В своей музыкальной части опера абсолютно завораживает: сложнейшая оркестровая акустика в духе штокхаузеновской пространственной музыки (камерный ансамбль в яме и второй оркестр на высоком помосте, фактически парящий над всем происходящим), два дирижера в спектакле (Дохнаньи и Этвёш на премьере, затем Дохнаньи и Алексей Богорад). Богатые эффекты перкуссии (сыпучие, свистящие звуки, гонги, звоны), наигрыши аккордеона, свинг, зависания звука, разбивающиеся "ф-др-бз-ги!" настоящие фарфоровые тарелки (звук разбивающихся китайских часов), лейттембры у героев: гобой - Ирина, кларнет - Маша, флейта - Ольга, завывания меди в монологах Андрея (Дмитрий Стародубов), медитативность - вся это искусно сконструированная музыкальная ткань оперы дает разбег любой режиссерской фантазии.

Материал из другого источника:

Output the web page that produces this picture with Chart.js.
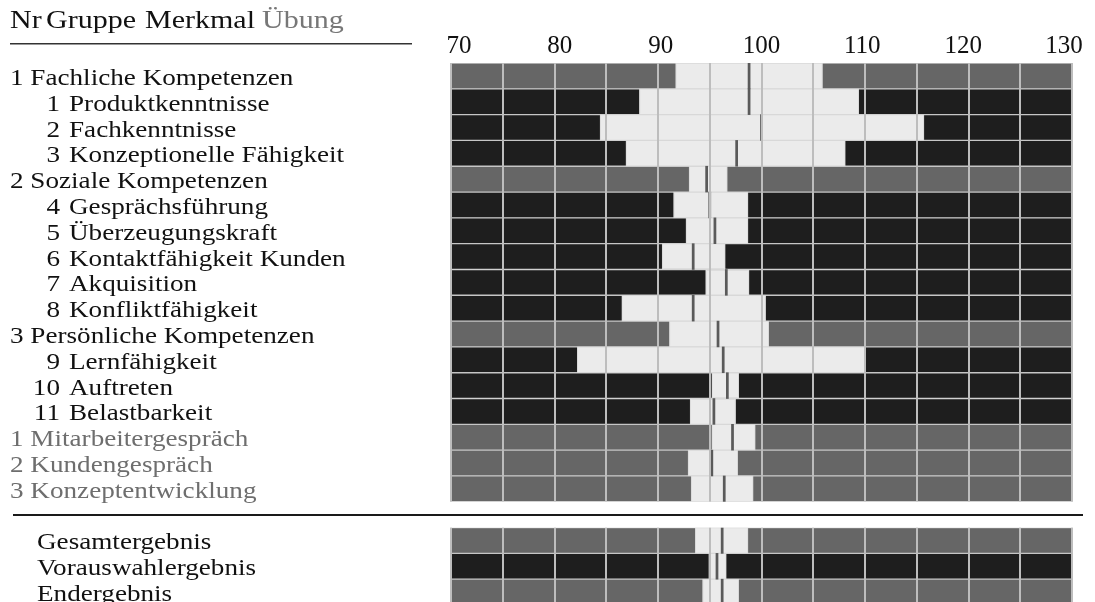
<!DOCTYPE html>
<html>
<head>
<meta charset="utf-8">
<script src="https://cdn.jsdelivr.net/npm/chart.js@4.4.1/dist/chart.umd.min.js"></script>
<style>
  html, body { margin: 0; padding: 0; background: #fff; overflow: hidden; }
  #wrap { width: 1095px; height: 610px; }
</style>
</head>
<body>
<div id="wrap"><canvas id="profil" width="1095" height="610"></canvas></div>
<script>
// Zeilen: Nummer, Bezeichnung, Art (group / item / exercise / spacer / total)
const rowNr = ["1", "1", "2", "3", "2", "4", "5", "6", "7", "8", "3", "9", "10", "11", "1", "2", "3", "", "", "", ""];
const rowName = [
  "Fachliche Kompetenzen", "Produktkenntnisse", "Fachkenntnisse", "Konzeptionelle Fähigkeit",
  "Soziale Kompetenzen", "Gesprächsführung", "Überzeugungskraft", "Kontaktfähigkeit Kunden",
  "Akquisition", "Konfliktfähigkeit", "Persönliche Kompetenzen", "Lernfähigkeit",
  "Auftreten", "Belastbarkeit", "Mitarbeitergespräch", "Kundengespräch",
  "Konzeptentwicklung", "", "Gesamtergebnis", "Vorauswahlergebnis", "Endergebnis"
];
const rowKind = [
  "group", "item", "item", "item",
  "group", "item", "item", "item", "item", "item",
  "group", "item", "item", "item",
  "exercise", "exercise", "exercise",
  "spacer", "total", "totalDark", "total"
];

// Werte: Spannweite (min - max) und Mittelwert
const lowValues = [91.7, 88.2, 84.4, 86.9, 93.0, 91.5, 92.7, 90.4, 94.6, 86.5, 91.1, 82.2, 95.2, 93.1, 95.2, 92.9, 93.2, null, 93.6, 94.9, 94.3];
const highValues = [105.9, 109.4, 115.7, 108.1, 96.7, 98.7, 98.7, 96.5, 98.8, 100.4, 100.7, 110.0, 97.8, 97.5, 99.4, 97.7, 99.2, null, 98.7, 96.6, 97.8];
const meanValues = [98.8, 98.8, 100.0, 97.6, 94.7, 95.0, 95.5, 93.4, 96.6, 93.4, 95.8, 96.3, 96.7, 95.4, 97.2, 95.2, 96.4, null, 96.2, 95.7, 96.2];

const scaleMin = 70;
const scaleMax = 130;
const tickStep = 5;
const tickLabels = [70, 80, 90, 100, 110, 120, 130];

const DARK = "#1e1e1e";
const GREY = "#666666";
const LIGHT = "#ebebeb";

const bgColors = rowKind.map(k => (k === "item" || k === "totalDark") ? DARK : GREY);

const SERIF = "'Liberation Serif', 'Times New Roman', serif";

// Beschriftungen links, Skala oben, Trennlinien
const labelPlugin = {
  id: "labels",
  afterDraw(chart) {
    const ctx = chart.ctx;
    const x = chart.scales.x;
    const y = chart.scales.y;
    const area = chart.chartArea;
    const step = (area.bottom - area.top) / rowName.length;

    function text(str, px, py, color, size, align, sx) {
      ctx.save();
      ctx.font = size + "px " + SERIF;
      ctx.fillStyle = color;
      ctx.textBaseline = "alphabetic";
      ctx.textAlign = align || "left";
      ctx.translate(px, py);
      ctx.scale(sx || 1.18, 1);
      ctx.fillText(str, 0, 0);
      ctx.restore();
    }

    // Leerzeile freistellen
    const sp = rowKind.indexOf("spacer");
    const cy = y.getPixelForValue(sp);
    ctx.save();
    ctx.fillStyle = "#fff";
    ctx.fillRect(area.left - 2, cy - step / 2, area.right - area.left + 4, step);
    ctx.fillStyle = "#1a1a1a";
    ctx.fillRect(13, Math.round(cy) - 1, 1070, 2);
    ctx.restore();

    // Skalenbeschriftung (leicht zur Mitte gezogen wie im Original)
    tickLabels.forEach(v => {
      const px = x.getPixelForValue(v) - (v - 100) / 30 * 8;
      text(String(v), px, 53, "#111", 25, "center", 1);
    });

    // Kopfzeile
    text("Nr", 10, 28, "#111", 25, "left", 1.2);
    text("Gruppe", 46, 28, "#111", 25, "left", 1.2);
    text("Merkmal", 145, 28, "#111", 25, "left", 1.2);
    text("Übung", 262, 28, "#777", 25, "left", 1.2);
    ctx.fillStyle = "#333";
    ctx.fillRect(10, 43, 402, 1.5);

    rowName.forEach((name, i) => {
      const kind = rowKind[i];
      if (kind === "spacer") return;
      const base = y.getPixelForValue(i) + 9;
      if (kind === "group") {
        text(rowNr[i] + " " + name, 10, base, "#111", 23);
      } else if (kind === "exercise") {
        text(rowNr[i] + " " + name, 10, base, "#6e6e6e", 23);
      } else if (kind === "item") {
        text(rowNr[i], 60, base, "#111", 23, "right");
        text(name, 69, base, "#111", 23);
      } else {
        text(name, 37, base, "#111", 23);
      }
    });
  }
};

new Chart(document.getElementById("profil"), {
  type: "bar",
  data: {
    labels: rowName,
    datasets: [
      {
        label: "Hintergrund",
        data: rowKind.map(k => k === "spacer" ? null : [scaleMin, scaleMax]),
        backgroundColor: bgColors,
        borderColor: "#c6c6c6",
        borderWidth: 1,
        borderSkipped: false,
        barPercentage: 1,
        categoryPercentage: 1,
        grouped: false,
        order: 3
      },
      {
        label: "Spannweite",
        data: lowValues.map((v, i) => v === null ? null : [v, highValues[i]]),
        backgroundColor: LIGHT,
        borderColor: "#d8d8d8",
        borderWidth: 1,
        borderSkipped: false,
        barPercentage: 1,
        categoryPercentage: 1,
        grouped: false,
        order: 2
      },
      {
        label: "Mittelwert",
        data: meanValues.map(v => v === null ? null : [v - 0.1, v + 0.1]),
        backgroundColor: "#5a5a5a",
        borderWidth: 0,
        barPercentage: 1,
        categoryPercentage: 1,
        grouped: false,
        order: 1
      }
    ]
  },
  options: {
    indexAxis: "y",
    responsive: false,
    animation: false,
    devicePixelRatio: 1,
    layout: { padding: { left: 451, right: 23, top: 63, bottom: 5 } },
    plugins: {
      legend: { display: false },
      tooltip: { enabled: false }
    },
    scales: {
      x: {
        position: "top",
        min: scaleMin,
        max: scaleMax,
        border: { display: false },
        grid: {
          z: 1,
          color: "#bdbdbd",
          lineWidth: 2,
          drawTicks: false
        },
        ticks: {
          display: false,
          stepSize: tickStep,
          autoSkip: false
        }
      },
      y: {
        display: false,
        grid: { display: false }
      }
    }
  },
  plugins: [labelPlugin]
});
</script>
</body>
</html>
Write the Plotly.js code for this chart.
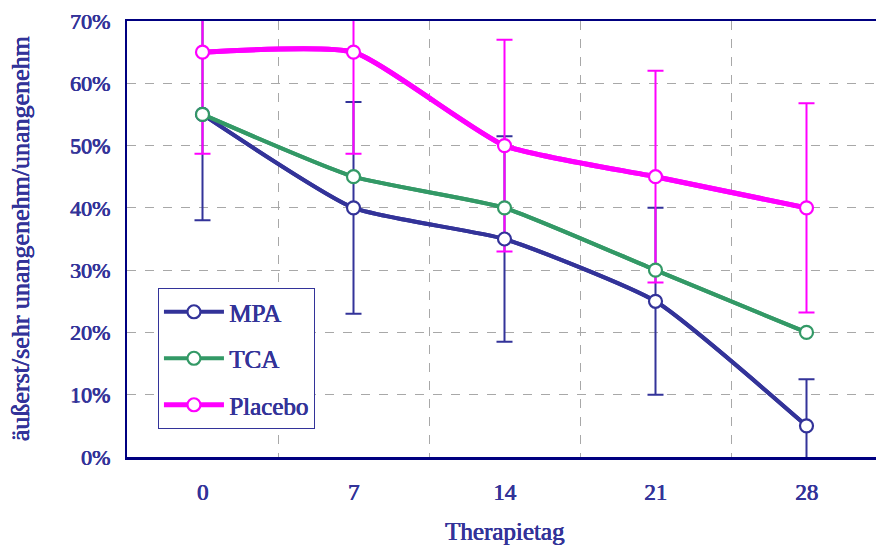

Кристофер Олден выбрал постмодернистский шаблон. Время в спектакле не конкретное, растекающееся по ХХ веку: Ирина - из начала столетия, Маша - из 60-70-х годов, рыжеволосая Ольга - с ноутбуком, Вершинин (Алексей Семенищев) - омоновец в камуфляже, Тузенбах (Тимофей Дубовицкий) - с транзистором из советских времен, нелепый муж Маши Кулыгин - в сюртуке и цилиндре, Роде и Федотик - солдаты Первой мировой, а Наташа - блондинка в мехах и безвкусном цветастом комплекте (художник Доуи Люти). Эта разномастная компания оказывается в замкнутом пространстве павильона (сценография Эндрю Либермана и Иракли Авалиани): это и комната с низким потолком и лаконичным интерьером - стол, кресла, торшер и что-то вроде зала ожидания, когда чеховские герои высаживаются в ряд на диване вдоль стены, и сад с расставленными на полу цветочными горшками - место прощаний героев. В спектакле скрещиваются типажи, образы, ассоциации - пожалуй, их слишком много, чтобы собрать какой-то общий смысл, и тяжеловесно для самой музыки, переполненной собственными деталями и звуковой экспрессией. Но главное, что ощущается в этом странном доме, - остановившееся время. И если в "Трех сестрах" Чехова прекрасная, неведомая жизнь проходит мимо персонажей, но где-то там, за стенами дома, она возможна, то в спектакле Олдена останавливается само время (часы разбились). Все, что происходит, возвращается назад. Герои Чехова, собравшиеся из разных времен, сосуществуют вместе, словно на том свете, вновь и вновь проигрывая свое прошлое (или настоящее): пожар, Наташа с Бобиком в коляске, Протопопов, исступленное прощание Маши, нервный срыв Ольги, у которой тоже с Вершининым роман, патетические монологи Андрея о неудавшейся жизни, громкий выстрел Соленого (Олег Бударацкий). Олден создает такую сценическую плотность, что "Три сестры" напоминают скорее ребус, одной из загадок которого стали новые персонажи - ряженый ярмарочный медведь, балерина, крутящая фуэте, три сестры-девочки, царевна в кокошнике: клише "русского". И этот холодный гротеск попадает в суть того, что сегодня представляет собой актуальная реальность.